BOYNTON BEACH, FL. Back in February 2026, a state inspector walked into a Chevron convenience store on an initial inspection and found the store had been selling hot food, cut fruit, and prepared meals without ever obtaining a valid food permit. That finding was only the beginning.
The Florida Department of Agriculture and Consumer Services conducted the inspection on February 5, 2026, logging 13 total violations, including one priority violation and five priority foundation violations. None were corrected before the inspector arrived. None were marked as repeat violations, because this was the first inspection on record for this location, which is precisely the problem: the store had been operating a food service operation without the state ever having cleared it to do so.
What Inspectors Found
The most direct food safety failure was in the hot holding case in the food service area. The inspector measured the internal temperature of fried chicken wings, buffalo chicken, fried shrimp, rice, and black beans and found readings ranging from 118 to 127 degrees Fahrenheit. State food code requires hot-held food to stay at or above 135 degrees. The store's person in charge reheated the food to 165 degrees on site during the inspection.
Cut watermelon held in an open-air retail case was measured between 43 and 45 degrees Fahrenheit. The legal maximum for cut fruit held cold is 41 degrees. The person in charge moved the watermelon to proper refrigeration during the inspection.
In the processing area, the handwashing sink was blocked by cardboard boxes and a mop bucket. The inspector noted that the person in charge removed the items during the visit. But a blocked handwashing sink in a food prep space is not a minor housekeeping lapse: it is a direct barrier to the single most important contamination-prevention step in any food handling operation.
Multiple prepared foods in the prep reach-in cooler had been held for more than 24 hours without date markings. Those included an open bag of shredded mozzarella cheese, store-made beef curry, fried rice, and black beans. The person in charge applied date labels during the inspection.
The inspector also found bags of rice and sugar stored directly on the processing area floor, cases of chips on the backroom floor, and cases of chicken on the walk-in freezer floor. Soda and milk crates were being used as shelving inside the walk-in cooler. A gap under the back door left the backroom open to insects and rodents.
The Knowledge Gap at the Top
Three of the five priority foundation violations pointed to the same underlying problem: the person in charge did not have basic food safety knowledge.

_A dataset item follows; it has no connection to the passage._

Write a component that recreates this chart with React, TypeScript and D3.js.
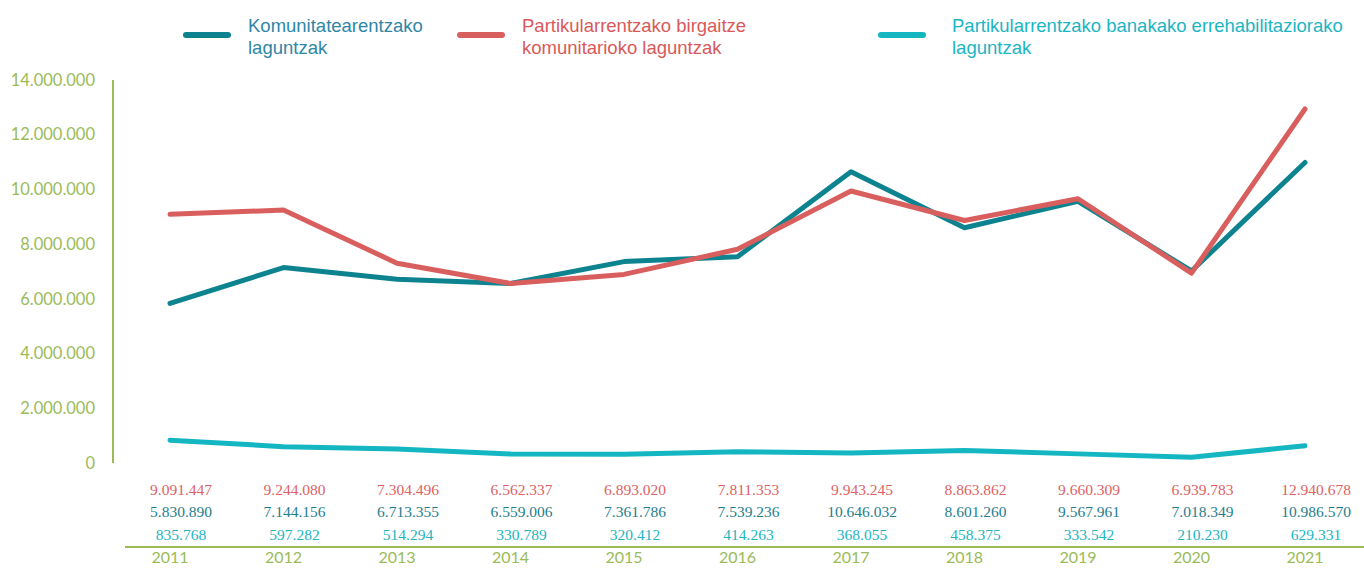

The inspector found that the person in charge was unable to ensure food employees had been informed in a verifiable way to report illness or symptoms linked to foodborne disease. The same person in charge could not correctly answer questions about foodborne illness, symptoms, or the conditions under which an employee should be restricted from or excluded from food handling. The store also had no written procedures for employees to follow in the event of an accidental vomiting or diarrheal incident, and no chemical sanitizer test kit was available on the premises. There was no certified food protection manager on staff at all.
What These Violations Mean
The temperature violations here carry immediate public health consequences. Hot food held below 135 degrees sits in a bacterial growth zone where pathogens including Salmonella and Staphylococcus aureus can multiply rapidly. Chicken wings and shrimp measured at 118 to 127 degrees at a convenience store hot case may have been at those temperatures for minutes or for hours. The inspector's record does not specify how long the food had been out of temperature range before the visit.

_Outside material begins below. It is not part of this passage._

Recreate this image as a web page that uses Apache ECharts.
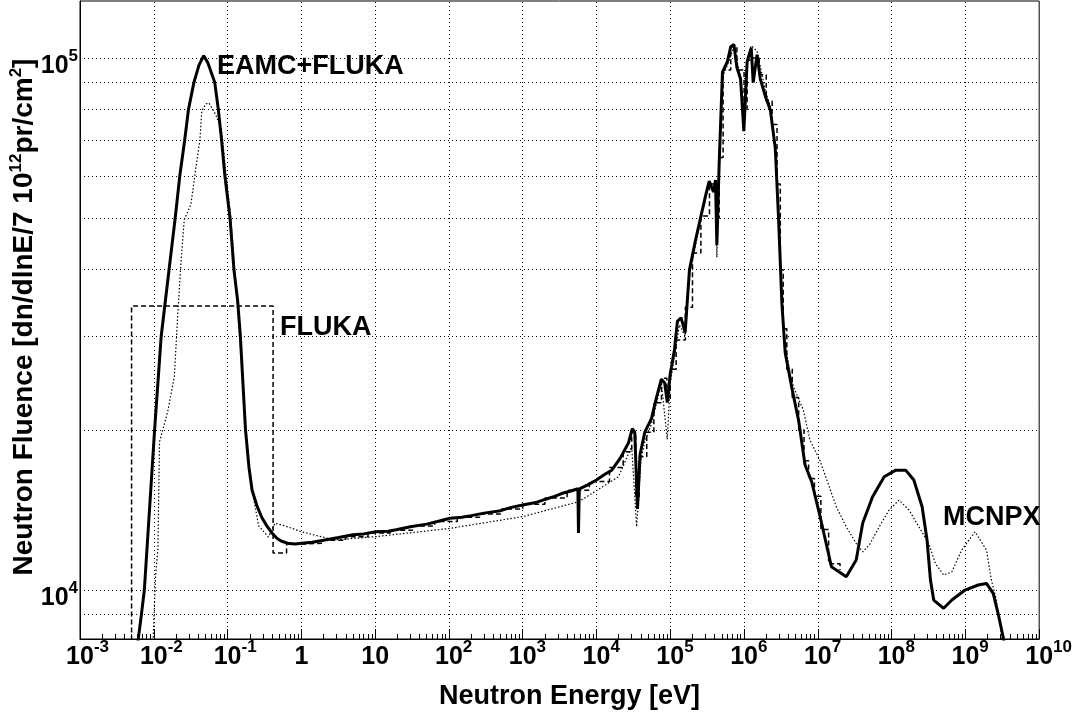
<!DOCTYPE html>
<html><head><meta charset="utf-8">
<script src="https://cdn.jsdelivr.net/npm/echarts@6/dist/echarts.min.js"></script>
<style>html,body{margin:0;padding:0;background:#fff}#c{width:1075px;height:718px}</style>
</head><body><div id="c"></div>
<script>
// ---------- data ----------
const eamcE = [6.1e-3,6.8e-3,7.45e-3,1.026e-2,1.26e-2,1.61e-2,1.95e-2,2.25e-2,2.62e-2,2.95e-2,3.5e-2,4.1e-2,4.75e-2,5.4e-2,6.7e-2,7.5e-2,8.3e-2,9.2e-2,0.108,0.122,0.137,0.149,0.175,0.195,0.215,0.25,0.29,0.34,0.40,0.47,0.54,0.65,0.82,1.0,1.4,2.0,3.2,5.0,7.0,10.2,15,20,30,50,70,104,150,200,300,500,700,1000,1500,2000,2700,3440,4500,5600,5700,5850,7500,9640,1.3e4,1.61e4,2.1e4,2.71e4,3.06e4,3.3e4,3.6e4,3.9e4,4.52e4,5.56e4,6.5e4,7.57e4,8.4e4,9.12e4,1.0e5,1.14e5,1.25e5,1.4e5,1.59e5,1.82e5,2.2e5,2.61e5,3.0e5,3.37e5,3.86e5,4.1e5,4.28e5,4.59e5,5.1e5,5.94e5,6.6e5,7.29e5,8.0e5,8.97e5,9.94e5,1.1e6,1.25e6,1.33e6,1.5e6,1.66e6,1.94e6,2.27e6,2.65e6,2.93e6,3.26e6,3.61e6,4.44e6,5.5e6,6.7e6,8.23e6,1.04e7,1.53e7,1.78e7,2.43e7,3.31e7,4.06e7,5.52e7,7.93e7,1.14e8,1.55e8,2.0e8,2.59e8,3.02e8,3.36e8,3.72e8,5.07e8,6.55e8,9.9e8,1.49e9,1.93e9,2.38e9,2.77e9,3.24e9,3.6e9];
const eamcF = [8000,9000,1.0e4,2.0e4,3.0e4,4.0e4,5.0e4,6.0e4,7.0e4,8.0e4,9.0e4,9.7e4,1.01e5,9.8e4,9.0e4,8.0e4,7.0e4,6.0e4,5.0e4,4.0e4,3.5e4,3.0e4,2.0e4,1.7e4,1.54e4,1.44e4,1.37e4,1.32e4,1.28e4,1.25e4,1.235e4,1.225e4,1.22e4,1.224e4,1.23e4,1.24e4,1.255e4,1.27e4,1.275e4,1.287e4,1.29e4,1.30e4,1.315e4,1.33e4,1.345e4,1.364e4,1.37e4,1.38e4,1.395e4,1.41e4,1.43e4,1.445e4,1.46e4,1.48e4,1.50e4,1.52e4,1.535e4,1.55e4,1.28e4,1.55e4,1.575e4,1.605e4,1.65e4,1.68e4,1.77e4,1.89e4,2.01e4,1.98e4,1.42e4,1.80e4,1.98e4,2.10e4,2.3e4,2.49e4,2.45e4,2.25e4,2.55e4,2.83e4,3.20e4,3.25e4,3.05e4,4.0e4,4.55e4,5.05e4,5.5e4,5.87e4,5.6e4,5.9e4,4.45e4,6.28e4,9.41e4,9.84e4,1.05e5,1.061e5,9.6e4,9.13e4,7.29e4,9.84e4,1.045e5,8.99e4,1.015e5,9.14e4,8.48e4,7.99e4,6.77e4,5.02e4,3.45e4,2.794e4,2.4e4,2.08e4,1.72e4,1.60e4,1.40e4,1.106e4,1.09e4,1.059e4,1.139e4,1.337e4,1.497e4,1.633e4,1.68e4,1.68e4,1.61e4,1.434e4,1.242e4,1.044e4,9576,9240,9576,1.0e4,1.022e4,1.029e4,9858,9042,8170,7500];

const flukaE = [5.0e-3,5.0e-3,0.414,0.63,1.0,2.0,4.0,8.0,16,32,64,130,260,520,1000,2000,4000,8000,1.5e4,2.3e4,3.0e4,3.4e4,3.8e4,4.8e4,6.0e4,7.6e4,9.0e4,1.0e5,1.2e5,1.6e5,2.0e5,2.6e5,3.4e5,4.25e5,4.6e5,5.2e5,6.6e5,8.0e5,1.0e6,1.1e6,1.3e6,1.6e6,2.0e6,2.4e6,2.8e6,3.1e6,3.4e6,3.8e6,4.5e6,5.5e6,6.5e6,7.5e6,9.0e6,1.1e7,1.4e7,2.0e7];
const flukaF = [7000,3.42e4,1.174e4,1.22e4,1.225e4,1.24e4,1.26e4,1.28e4,1.295e4,1.32e4,1.345e4,1.37e4,1.39e4,1.42e4,1.45e4,1.49e4,1.54e4,1.60e4,1.70e4,1.82e4,1.98e4,1.50e4,1.78e4,1.98e4,2.25e4,2.5e4,2.3e4,2.6e4,2.95e4,3.4e4,4.3e4,5.05e4,5.8e4,5.0e4,6.5e4,9.5e4,1.05e5,9.5e4,8.0e4,9.9e4,1.0e5,9.3e4,8.3e4,7.5e4,5.8e4,4.0e4,3.1e4,2.6e4,2.3e4,2.0e4,1.75e4,1.62e4,1.5e4,1.3e4,1.12e4,1.09e4];

const mcnpxE = [9.75e-3,1.057e-2,1.137e-2,1.197e-2,1.55e-2,1.90e-2,2.11e-2,2.34e-2,2.59e-2,3.18e-2,3.71e-2,4.21e-2,4.48e-2,5.1e-2,5.61e-2,6.9e-2,8.3e-2,9.4e-2,0.11,0.128,0.149,0.175,0.204,0.263,0.358,0.44,0.6,1.0,2.8,10.2,104,1000,5770,1.99e4,3.0e4,3.5e4,4.0e4,4.5e4,5.56e4,7.57e4,9.1e4,1.0e5,1.14e5,1.33e5,1.59e5,1.82e5,2.61e5,3.37e5,4.1e5,4.28e5,4.59e5,5.1e5,5.94e5,7.29e5,8.97e5,9.94e5,1.1e6,1.25e6,1.5e6,1.94e6,2.27e6,2.65e6,2.93e6,3.26e6,3.61e6,4.21e6,4.67e6,6.35e6,7.81e6,1.064e7,1.78e7,2.43e7,3.31e7,4.06e7,4.99e7,6.79e7,9.25e7,1.26e8,1.72e8,2.34e8,3.18e8,3.92e8,5.07e8,6.55e8,8.91e8,1.35e9,1.93e9,2.25e9,2.63e9,3.07e9,3.3e9];
const mcnpxF = [7900,1.065e4,1.196e4,1.90e4,2.17e4,2.52e4,3.28e4,4.14e4,4.97e4,5.3e4,6.2e4,7.0e4,7.96e4,8.2e4,8.23e4,7.83e4,7.33e4,6.16e4,5.05e4,3.81e4,2.87e4,2.07e4,1.61e4,1.321e4,1.258e4,1.335e4,1.32e4,1.287e4,1.242e4,1.26e4,1.306e4,1.374e4,1.466e4,1.633e4,1.86e4,1.315e4,1.75e4,1.9e4,2.05e4,2.45e4,1.92e4,2.45e4,2.75e4,3.15e4,3.0e4,3.9e4,5.0e4,5.8e4,5.8e4,4.22e4,6.2e4,9.2e4,9.7e4,1.05e5,9.2e4,7.6e4,9.9e4,1.055e5,1.03e5,8.7e4,8.1e4,6.9e4,5.1e4,3.5e4,2.9e4,2.55e4,2.41e4,2.18e4,1.914e4,1.755e4,1.434e4,1.315e4,1.224e4,1.18e4,1.215e4,1.315e4,1.414e4,1.476e4,1.414e4,1.315e4,1.224e4,1.122e4,1.067e4,1.082e4,1.189e4,1.287e4,1.189e4,1.044e4,9576,8303,7500];

// axis ticks / grid values
const xDecades = [1e-3,1e-2,1e-1,1,10,1e2,1e3,1e4,1e5,1e6,1e7,1e8,1e9,1e10];
const xMinorTicks = [];
for (let d = -3; d < 10; d++) for (let m = 2; m <= 9; m++) xMinorTicks.push(m * Math.pow(10, d));
const xGridValues = [1e-2,1e-1,1,10,1e2,1e3,1e4,1e5,1e6,1e7,1e8,1e9];
const yGridValues = [9000,1e4,2e4,3e4,4e4,5e4,6e4,7e4,8e4,9e4,1e5];
const yLabelValues = [1e4,1e5];
const X_MIN = 1e-3, X_MAX = 1e10, Y_MIN = 8090, Y_MAX = 1.28e5;

const annotations = [
  {text:'EAMC+FLUKA', left:217, top:53},
  {text:'FLUKA', left:280, top:314},
  {text:'MCNPX', left:943, top:504}
];

// ---------- chart ----------
const FONT = 'Liberation Sans, Arial, Helvetica, sans-serif';
const pair = (E, F) => E.map((e, i) => [e, F[i]]);
const expo = v => Math.round(Math.log10(v));

const chart = echarts.init(document.getElementById('c'), null, {renderer:'canvas'});
const supX = {fontSize:17, fontWeight:'bold', fontFamily:FONT, color:'#000', lineHeight:17, verticalAlign:'top'};
const supY = {fontSize:17, fontWeight:'bold', fontFamily:FONT, color:'#000', height:17, verticalAlign:'top', padding:[10,0,0,0]};
const option = {
  animation:false,
  backgroundColor:'#fff',
  grid:{left:73, right:34, top:1, bottom:79, show:true, borderColor:'#000', borderWidth:1, containLabel:false, backgroundColor:'transparent'},
  xAxis:[{
    type:'log', logBase:10, min:X_MIN, max:X_MAX,
    name:'Neutron Energy [eV]', nameLocation:'middle', nameGap:44, nameMoveOverlap:false,
    nameTextStyle:{fontSize:27, fontWeight:'bold', fontFamily:FONT, color:'#000', padding:[0,0,0,20]},
    axisLine:{show:true, lineStyle:{color:'#000', width:1}},
    axisTick:{show:true, inside:true, length:10, customValues:xDecades, lineStyle:{color:'#000', width:1}},
    splitLine:{show:false}, minorTick:{show:false},
    axisLabel:{show:true, margin:0, customValues:xDecades, color:'#000',
      formatter:v => { const e = expo(v); if (e === 0) return '{b|1}'; if (e === 1) return '{b|10}'; return '{h|' + e + '}{b|10}{s|' + e + '}'; },
      rich:{
        b:{fontSize:25, fontWeight:'bold', fontFamily:FONT, color:'#000', height:25, padding:[6,0,0,0]},
        s:supX,
        h:Object.assign({}, supX, {color:'transparent'})
      }}
  },{
    type:'log', logBase:10, min:X_MIN, max:X_MAX, gridIndex:0, position:'bottom',
    axisLine:{show:false}, axisLabel:{show:false}, splitLine:{show:false},
    axisTick:{show:true, inside:true, length:5, customValues:xMinorTicks, lineStyle:{color:'#000', width:1}}
  }],
  yAxis:[{
    type:'log', logBase:10, min:Y_MIN, max:Y_MAX,
    name:'Neutron Fluence [dn/dlnE/7 10{s|12}pr/cm{s|2}]', nameLocation:'middle', nameGap:40, nameRotate:90, nameMoveOverlap:false,
    nameTextStyle:{fontSize:28, fontWeight:'bold', fontFamily:FONT, color:'#000', lineHeight:32, padding:[0,0,0,6],
      rich:{s:{fontSize:17, fontWeight:'bold', fontFamily:FONT, color:'#000', lineHeight:17, verticalAlign:'top'}}},
    axisLine:{show:true, lineStyle:{color:'#000', width:1}},
    axisTick:{show:false}, splitLine:{show:false}, minorTick:{show:false},
    axisLabel:{show:true, margin:2, customValues:yLabelValues, color:'#000',
      formatter:v => '{b|10}{s|' + expo(v) + '}',
      rich:{
        b:{fontSize:25, fontWeight:'bold', fontFamily:FONT, color:'#000', height:25, padding:[16,0,0,0]},
        s:supY
      }}
  }],
  graphic: annotations.map(a => ({type:'text', left:a.left, top:a.top, silent:true, z:100,
    style:{text:a.text, fill:'#000', font:'bold 27px ' + FONT}})),
  series:[
    {type:'line', name:'MCNPX', data:pair(mcnpxE, mcnpxF), showSymbol:false, symbol:'none', clip:true, z:2,
      lineStyle:{color:'#000', width:1.2, type:[1.5,2]},
      markLine:{silent:true, symbol:'none', animation:false, label:{show:false},
        lineStyle:{color:'#000', width:1, type:[1,3]},
        data:[].concat(xGridValues.map(v => ({xAxis:v})), yGridValues.map(v => ({yAxis:v})))}},
    {type:'line', name:'FLUKA', data:pair(flukaE, flukaF), step:'end', showSymbol:false, symbol:'none', clip:true, z:3,
      lineStyle:{color:'#000', width:1.5, type:[5,3]}},
    {type:'line', name:'EAMC+FLUKA', data:pair(eamcE, eamcF), showSymbol:false, symbol:'none', clip:true, z:4,
      lineStyle:{color:'#000', width:3}}
  ]
};
chart.setOption(option);
</script>
</body></html>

The cold holding failure with cut watermelon is a quieter risk but a real one. Cut melon is a known vehicle for Salmonella. Held at 43 to 45 degrees instead of 41 or below, the margin is small, but the food was in an open-air retail case where customers could have been purchasing it throughout the day.
The person-in-charge knowledge failures matter beyond the paperwork. When the individual supervising a food operation cannot explain when a sick employee should stay home, cannot describe the conditions for restricting or excluding a worker from food handling, and has no written plan for a contamination incident, every other food safety system in that store rests on an unstable foundation.

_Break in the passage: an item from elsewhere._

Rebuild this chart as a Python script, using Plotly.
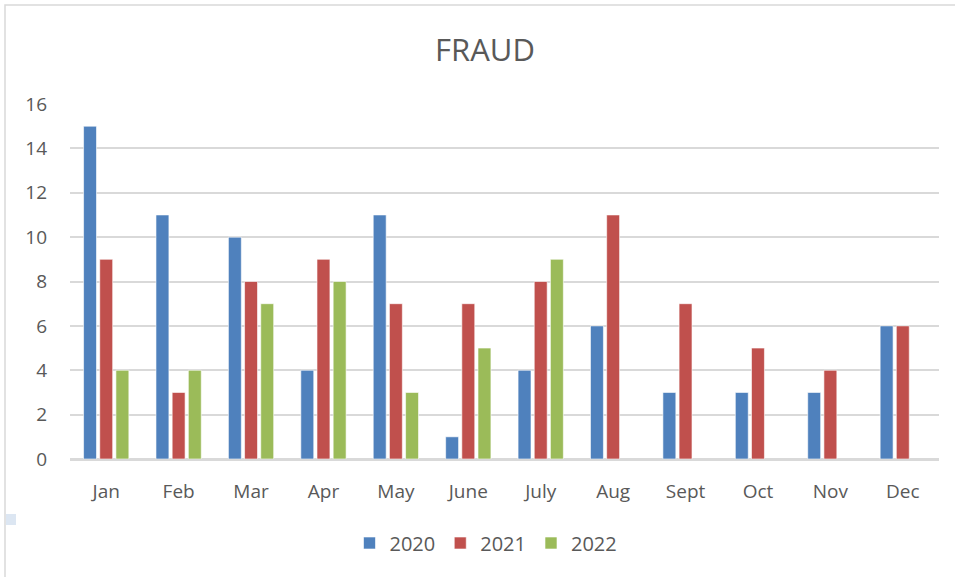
import plotly.graph_objects as go

months = ["Jan", "Feb", "Mar", "Apr", "May", "June", "July", "Aug", "Sept", "Oct", "Nov", "Dec"]
y2020 = [15, 11, 10, 4, 11, 1, 4, 6, 3, 3, 3, 6]
y2021 = [9, 3, 8, 9, 7, 7, 8, 11, 7, 5, 4, 6]
y2022 = [4, 4, 7, 8, 3, 5, 9, None, None, None, None, None]
series = [("2020", y2020, "#4F81BD"), ("2021", y2021, "#C0504D"), ("2022", y2022, "#9BBB59")]

FONT = "Open Sans, sans-serif"
fig = go.Figure()
for name, vals, col in series:
    fig.add_trace(go.Bar(x=months, y=vals, name=name, marker=dict(color=col, line=dict(color="white", width=0.6))))

L, R, T, B = 70, 939, 104, 459
W, H = R - L, B - T
def px(x): return (x - L) / W
def py(y): return (B - y) / H

fig.update_layout(
    width=955, height=577,
    margin=dict(l=L, r=955 - R, t=T, b=577 - B),
    paper_bgcolor="white", plot_bgcolor="white",
    barmode="group", bargap=0.33, bargroupgap=0.2,
    title=dict(text="FRAUD", xref="container", x=485 / 955, xanchor="center",
               yref="container", y=1 - 50 / 577, yanchor="middle",
               font=dict(family=FONT, size=31, color="#595959")),
    font=dict(family=FONT, color="#595959"),
    xaxis=dict(showgrid=False, showline=True, linecolor="#D9D9D9", linewidth=1.5,
               tickfont=dict(size=19, color="#595959"), ticks="", ticklabelstandoff=14),
    yaxis=dict(range=[0, 16], dtick=2, showgrid=True, gridcolor="#D9D9D9", gridwidth=1.5,
               zeroline=True, zerolinecolor="#D9D9D9", zerolinewidth=1.5, showline=False,
               tickfont=dict(size=19, color="#595959"), ticklabelstandoff=22),
    legend=dict(orientation="h", x=px(486), xanchor="center", y=py(543), yanchor="middle",
                font=dict(size=20, color="#595959"), itemwidth=30, tracegroupgap=0),
    shapes=[
        dict(type="rect", xref="paper", yref="paper", x0=px(5), x1=px(970), y0=py(600), y1=py(5),
             line=dict(color="#D9D9D9", width=1.5), fillcolor="rgba(0,0,0,0)", layer="below"),
        dict(type="rect", xref="paper", yref="paper", x0=px(6), x1=px(16), y0=py(525), y1=py(514),
             line=dict(width=0), fillcolor="#DCE6F2"),
    ],
)
fig.write_html("out.html", config={"displayModeBar": False},
               post_script="document.body.style.margin='0px';")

Operating without a valid food permit is not a technicality. It means the store had never been cleared by the state before it began selling prepared and perishable food to customers. There was no baseline inspection, no documented approval of the facility's food handling setup, no verified starting point.
The Longer Record
This inspection on February 5, 2026, was the initial inspection for this Chevron location. The data shows no prior inspections on record, which means there is no history of prior violations to compare against, but also no history of prior approvals. The store was operating a food service program, including a hot holding case with multiple prepared items and store-made dishes like beef curry and fried rice, without the state having ever conducted an opening inspection.
The inspection type is listed as "Operating Without a Valid Food Permit, Met Sanitation Inspection," meaning the store ultimately met the baseline sanitation threshold during this visit. Several violations were corrected on site by the person in charge. The gap under the back door, the absence of a certified food protection manager, and the lack of any written illness and contamination procedures were not resolved during the inspection.